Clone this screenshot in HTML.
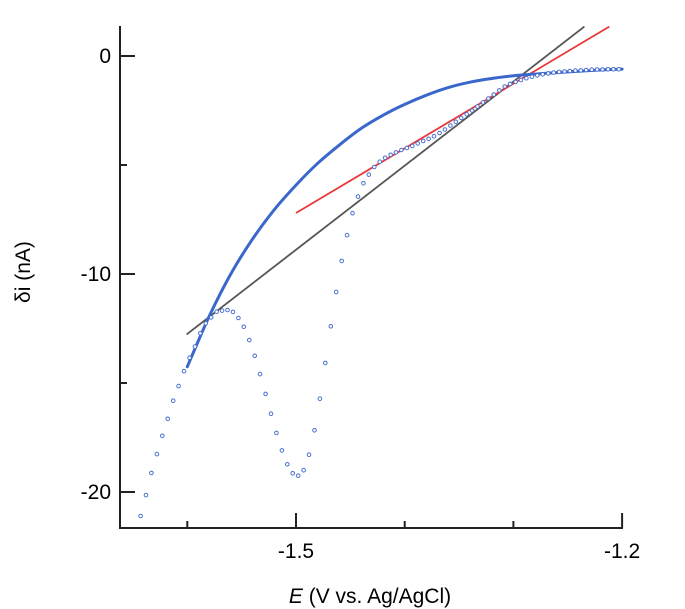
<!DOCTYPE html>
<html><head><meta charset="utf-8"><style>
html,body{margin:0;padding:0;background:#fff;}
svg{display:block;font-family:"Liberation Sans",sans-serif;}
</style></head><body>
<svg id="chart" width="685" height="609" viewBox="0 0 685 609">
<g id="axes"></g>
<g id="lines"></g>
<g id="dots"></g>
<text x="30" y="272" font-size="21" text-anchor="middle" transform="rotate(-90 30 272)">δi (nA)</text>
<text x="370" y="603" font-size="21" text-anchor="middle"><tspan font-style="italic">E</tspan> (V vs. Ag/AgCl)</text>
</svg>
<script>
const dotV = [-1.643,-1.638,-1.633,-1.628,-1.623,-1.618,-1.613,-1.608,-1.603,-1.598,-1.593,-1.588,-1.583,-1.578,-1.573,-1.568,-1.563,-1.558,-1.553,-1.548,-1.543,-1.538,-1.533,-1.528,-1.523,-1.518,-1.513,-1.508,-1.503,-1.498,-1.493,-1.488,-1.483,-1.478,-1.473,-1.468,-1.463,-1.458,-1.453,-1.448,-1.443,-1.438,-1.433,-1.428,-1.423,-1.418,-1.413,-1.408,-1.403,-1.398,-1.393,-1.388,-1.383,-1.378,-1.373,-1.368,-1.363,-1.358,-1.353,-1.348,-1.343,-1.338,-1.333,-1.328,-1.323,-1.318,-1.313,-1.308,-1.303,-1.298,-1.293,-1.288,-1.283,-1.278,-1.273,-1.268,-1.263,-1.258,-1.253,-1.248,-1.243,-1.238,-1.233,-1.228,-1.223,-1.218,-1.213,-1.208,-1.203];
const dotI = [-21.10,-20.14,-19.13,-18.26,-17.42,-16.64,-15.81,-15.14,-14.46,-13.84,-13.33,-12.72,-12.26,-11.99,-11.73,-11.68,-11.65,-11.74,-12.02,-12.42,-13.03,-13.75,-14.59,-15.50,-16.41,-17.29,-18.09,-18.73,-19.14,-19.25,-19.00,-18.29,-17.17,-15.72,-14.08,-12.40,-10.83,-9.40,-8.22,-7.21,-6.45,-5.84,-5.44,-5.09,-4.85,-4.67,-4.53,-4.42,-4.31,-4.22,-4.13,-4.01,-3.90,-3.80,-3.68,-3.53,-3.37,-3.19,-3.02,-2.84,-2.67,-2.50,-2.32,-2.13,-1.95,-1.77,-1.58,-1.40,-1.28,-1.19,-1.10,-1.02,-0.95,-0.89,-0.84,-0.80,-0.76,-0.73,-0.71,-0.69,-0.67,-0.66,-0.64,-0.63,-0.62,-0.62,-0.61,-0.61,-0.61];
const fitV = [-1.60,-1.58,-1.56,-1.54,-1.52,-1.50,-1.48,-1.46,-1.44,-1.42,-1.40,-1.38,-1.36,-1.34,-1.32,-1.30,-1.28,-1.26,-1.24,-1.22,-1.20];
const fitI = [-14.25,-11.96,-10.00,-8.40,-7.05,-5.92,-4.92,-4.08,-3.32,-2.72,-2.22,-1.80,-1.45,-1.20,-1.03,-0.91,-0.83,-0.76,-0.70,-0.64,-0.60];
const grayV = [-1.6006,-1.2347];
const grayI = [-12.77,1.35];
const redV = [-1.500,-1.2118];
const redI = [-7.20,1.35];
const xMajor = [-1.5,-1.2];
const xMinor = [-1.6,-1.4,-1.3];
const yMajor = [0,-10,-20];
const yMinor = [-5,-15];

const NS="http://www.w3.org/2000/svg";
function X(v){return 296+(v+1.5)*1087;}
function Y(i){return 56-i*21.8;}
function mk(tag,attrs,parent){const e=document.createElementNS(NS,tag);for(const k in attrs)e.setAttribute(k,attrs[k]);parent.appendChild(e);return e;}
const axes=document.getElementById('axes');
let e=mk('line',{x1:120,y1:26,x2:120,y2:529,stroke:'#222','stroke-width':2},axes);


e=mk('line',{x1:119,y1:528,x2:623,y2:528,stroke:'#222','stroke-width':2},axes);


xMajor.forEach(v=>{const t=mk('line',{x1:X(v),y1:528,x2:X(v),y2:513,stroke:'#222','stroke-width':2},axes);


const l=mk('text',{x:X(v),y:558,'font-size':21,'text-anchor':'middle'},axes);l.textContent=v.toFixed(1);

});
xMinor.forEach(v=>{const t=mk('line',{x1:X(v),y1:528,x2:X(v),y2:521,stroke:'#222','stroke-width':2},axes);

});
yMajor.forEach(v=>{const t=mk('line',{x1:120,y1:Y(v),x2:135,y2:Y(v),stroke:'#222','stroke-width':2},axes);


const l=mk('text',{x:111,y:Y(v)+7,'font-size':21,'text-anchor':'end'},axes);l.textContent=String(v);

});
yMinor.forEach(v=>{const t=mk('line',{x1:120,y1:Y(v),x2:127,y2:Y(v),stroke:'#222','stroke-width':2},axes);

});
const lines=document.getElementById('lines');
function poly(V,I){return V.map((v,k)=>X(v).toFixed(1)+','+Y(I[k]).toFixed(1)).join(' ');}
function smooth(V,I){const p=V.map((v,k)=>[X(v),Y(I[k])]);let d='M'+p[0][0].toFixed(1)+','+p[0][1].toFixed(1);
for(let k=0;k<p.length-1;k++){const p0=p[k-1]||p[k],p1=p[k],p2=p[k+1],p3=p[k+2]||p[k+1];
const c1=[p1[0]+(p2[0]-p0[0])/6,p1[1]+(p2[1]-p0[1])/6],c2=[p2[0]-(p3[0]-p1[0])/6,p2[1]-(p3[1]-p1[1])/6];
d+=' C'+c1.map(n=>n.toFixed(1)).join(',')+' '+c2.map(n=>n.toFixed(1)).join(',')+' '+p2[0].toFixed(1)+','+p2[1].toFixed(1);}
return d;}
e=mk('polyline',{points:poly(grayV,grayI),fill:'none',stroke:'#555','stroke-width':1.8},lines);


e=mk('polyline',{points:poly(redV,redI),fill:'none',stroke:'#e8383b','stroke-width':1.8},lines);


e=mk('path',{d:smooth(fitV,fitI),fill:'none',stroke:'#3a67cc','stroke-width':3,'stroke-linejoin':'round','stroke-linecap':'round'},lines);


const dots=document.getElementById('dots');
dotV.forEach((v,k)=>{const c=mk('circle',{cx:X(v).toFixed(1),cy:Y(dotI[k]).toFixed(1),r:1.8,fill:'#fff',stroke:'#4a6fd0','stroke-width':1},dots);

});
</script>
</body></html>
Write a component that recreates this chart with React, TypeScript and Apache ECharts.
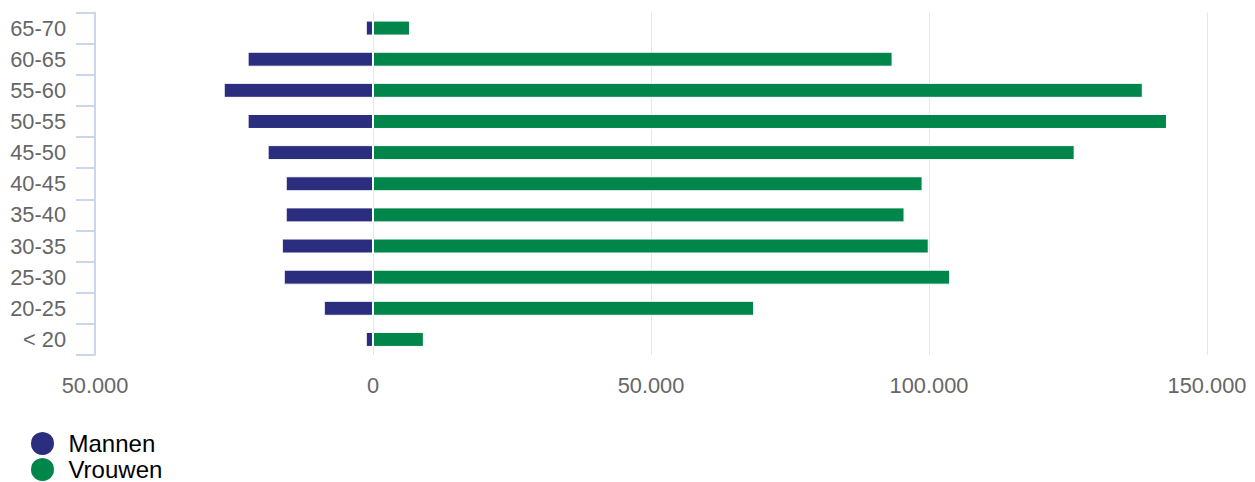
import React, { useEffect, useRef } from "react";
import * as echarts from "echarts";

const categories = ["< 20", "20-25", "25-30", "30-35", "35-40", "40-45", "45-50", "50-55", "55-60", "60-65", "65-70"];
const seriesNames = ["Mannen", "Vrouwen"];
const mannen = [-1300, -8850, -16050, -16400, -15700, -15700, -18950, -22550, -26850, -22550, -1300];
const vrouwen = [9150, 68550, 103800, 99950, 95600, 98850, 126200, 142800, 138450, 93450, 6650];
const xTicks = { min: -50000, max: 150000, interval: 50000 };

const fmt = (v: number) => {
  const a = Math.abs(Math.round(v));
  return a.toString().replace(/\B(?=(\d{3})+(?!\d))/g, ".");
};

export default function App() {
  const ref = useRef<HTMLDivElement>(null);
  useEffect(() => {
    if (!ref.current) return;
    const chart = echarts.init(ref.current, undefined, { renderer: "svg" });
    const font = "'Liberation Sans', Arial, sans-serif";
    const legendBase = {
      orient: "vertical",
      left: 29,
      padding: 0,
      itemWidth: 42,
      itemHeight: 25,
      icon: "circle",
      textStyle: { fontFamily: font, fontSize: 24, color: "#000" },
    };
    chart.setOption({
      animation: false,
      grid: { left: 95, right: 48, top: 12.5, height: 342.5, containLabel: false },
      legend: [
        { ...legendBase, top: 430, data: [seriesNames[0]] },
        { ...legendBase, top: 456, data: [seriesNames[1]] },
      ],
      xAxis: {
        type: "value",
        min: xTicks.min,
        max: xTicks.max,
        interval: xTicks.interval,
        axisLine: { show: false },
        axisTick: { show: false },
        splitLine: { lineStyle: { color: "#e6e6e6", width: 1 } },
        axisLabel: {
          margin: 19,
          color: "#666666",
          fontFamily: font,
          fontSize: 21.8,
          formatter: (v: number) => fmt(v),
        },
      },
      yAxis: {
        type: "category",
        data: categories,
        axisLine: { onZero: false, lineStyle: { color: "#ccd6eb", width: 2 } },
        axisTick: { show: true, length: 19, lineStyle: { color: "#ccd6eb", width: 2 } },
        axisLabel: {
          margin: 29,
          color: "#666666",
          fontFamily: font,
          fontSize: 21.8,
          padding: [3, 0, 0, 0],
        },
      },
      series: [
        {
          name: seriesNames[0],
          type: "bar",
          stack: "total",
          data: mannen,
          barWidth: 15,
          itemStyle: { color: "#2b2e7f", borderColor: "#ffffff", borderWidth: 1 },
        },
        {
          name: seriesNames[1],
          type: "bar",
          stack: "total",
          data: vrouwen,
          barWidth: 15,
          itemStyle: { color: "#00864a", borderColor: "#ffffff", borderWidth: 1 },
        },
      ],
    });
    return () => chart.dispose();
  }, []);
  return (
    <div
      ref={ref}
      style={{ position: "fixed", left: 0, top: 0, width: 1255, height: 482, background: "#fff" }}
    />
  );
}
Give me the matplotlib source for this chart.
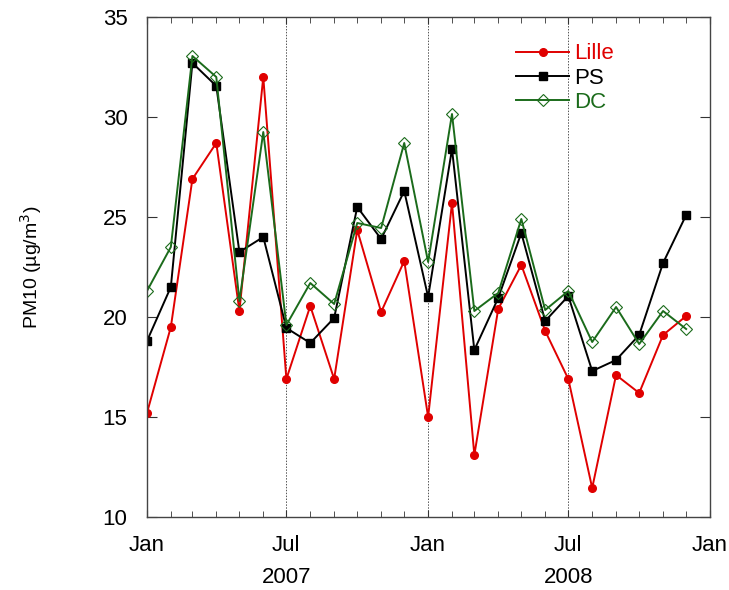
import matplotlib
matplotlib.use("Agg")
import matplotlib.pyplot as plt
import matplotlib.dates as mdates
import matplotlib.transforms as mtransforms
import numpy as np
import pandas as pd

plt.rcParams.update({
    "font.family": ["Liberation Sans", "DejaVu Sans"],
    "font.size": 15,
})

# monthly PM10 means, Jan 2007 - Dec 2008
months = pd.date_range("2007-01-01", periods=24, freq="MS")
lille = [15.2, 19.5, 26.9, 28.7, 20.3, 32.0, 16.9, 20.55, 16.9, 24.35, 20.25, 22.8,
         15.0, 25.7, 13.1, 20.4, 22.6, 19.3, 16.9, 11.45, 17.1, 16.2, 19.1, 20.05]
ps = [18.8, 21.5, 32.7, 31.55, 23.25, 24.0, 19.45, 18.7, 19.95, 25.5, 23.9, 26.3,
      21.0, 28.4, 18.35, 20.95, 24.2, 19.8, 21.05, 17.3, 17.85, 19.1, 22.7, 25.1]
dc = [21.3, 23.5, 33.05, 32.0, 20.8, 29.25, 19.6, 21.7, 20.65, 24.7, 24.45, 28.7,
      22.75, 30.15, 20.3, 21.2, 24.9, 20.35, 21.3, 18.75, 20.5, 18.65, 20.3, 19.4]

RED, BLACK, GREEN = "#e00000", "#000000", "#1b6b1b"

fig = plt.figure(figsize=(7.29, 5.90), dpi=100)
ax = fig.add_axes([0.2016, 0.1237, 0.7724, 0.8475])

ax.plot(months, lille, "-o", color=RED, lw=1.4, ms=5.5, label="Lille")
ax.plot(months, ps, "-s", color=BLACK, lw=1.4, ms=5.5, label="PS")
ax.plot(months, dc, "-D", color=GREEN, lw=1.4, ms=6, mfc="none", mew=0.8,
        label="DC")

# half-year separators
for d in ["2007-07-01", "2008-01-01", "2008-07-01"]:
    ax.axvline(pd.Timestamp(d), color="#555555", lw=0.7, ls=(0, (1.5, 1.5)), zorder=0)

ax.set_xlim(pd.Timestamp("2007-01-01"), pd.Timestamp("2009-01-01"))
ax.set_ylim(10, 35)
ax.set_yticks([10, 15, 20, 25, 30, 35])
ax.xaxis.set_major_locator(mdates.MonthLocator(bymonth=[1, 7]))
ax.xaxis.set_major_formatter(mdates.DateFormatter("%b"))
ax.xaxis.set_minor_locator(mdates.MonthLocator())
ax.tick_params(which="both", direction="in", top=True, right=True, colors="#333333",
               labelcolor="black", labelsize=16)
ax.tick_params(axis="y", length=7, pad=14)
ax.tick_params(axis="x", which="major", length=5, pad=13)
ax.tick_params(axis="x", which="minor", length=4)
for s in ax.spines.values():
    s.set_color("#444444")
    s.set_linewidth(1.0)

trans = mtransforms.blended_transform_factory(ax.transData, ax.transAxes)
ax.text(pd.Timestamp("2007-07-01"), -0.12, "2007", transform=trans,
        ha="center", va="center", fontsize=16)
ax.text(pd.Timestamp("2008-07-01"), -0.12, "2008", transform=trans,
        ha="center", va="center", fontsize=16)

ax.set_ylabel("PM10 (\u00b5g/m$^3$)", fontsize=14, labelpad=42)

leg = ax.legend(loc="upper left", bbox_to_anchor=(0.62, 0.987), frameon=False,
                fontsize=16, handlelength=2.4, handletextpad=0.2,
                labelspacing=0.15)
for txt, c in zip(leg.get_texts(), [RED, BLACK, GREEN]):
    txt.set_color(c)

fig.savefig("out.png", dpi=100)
————————
◆ **Instructions for the task**:
Restate word for word the lines that begin at the one with "Give me the matplotlib source for this chart." and end at the one with "import pandas as pd", including both, and leave every picture aside.

◆ **Worked solution**:
Give me the matplotlib source for this chart.
import matplotlib
matplotlib.use("Agg")
import matplotlib.pyplot as plt
import matplotlib.dates as mdates
import matplotlib.transforms as mtransforms
import numpy as np
import pandas as pd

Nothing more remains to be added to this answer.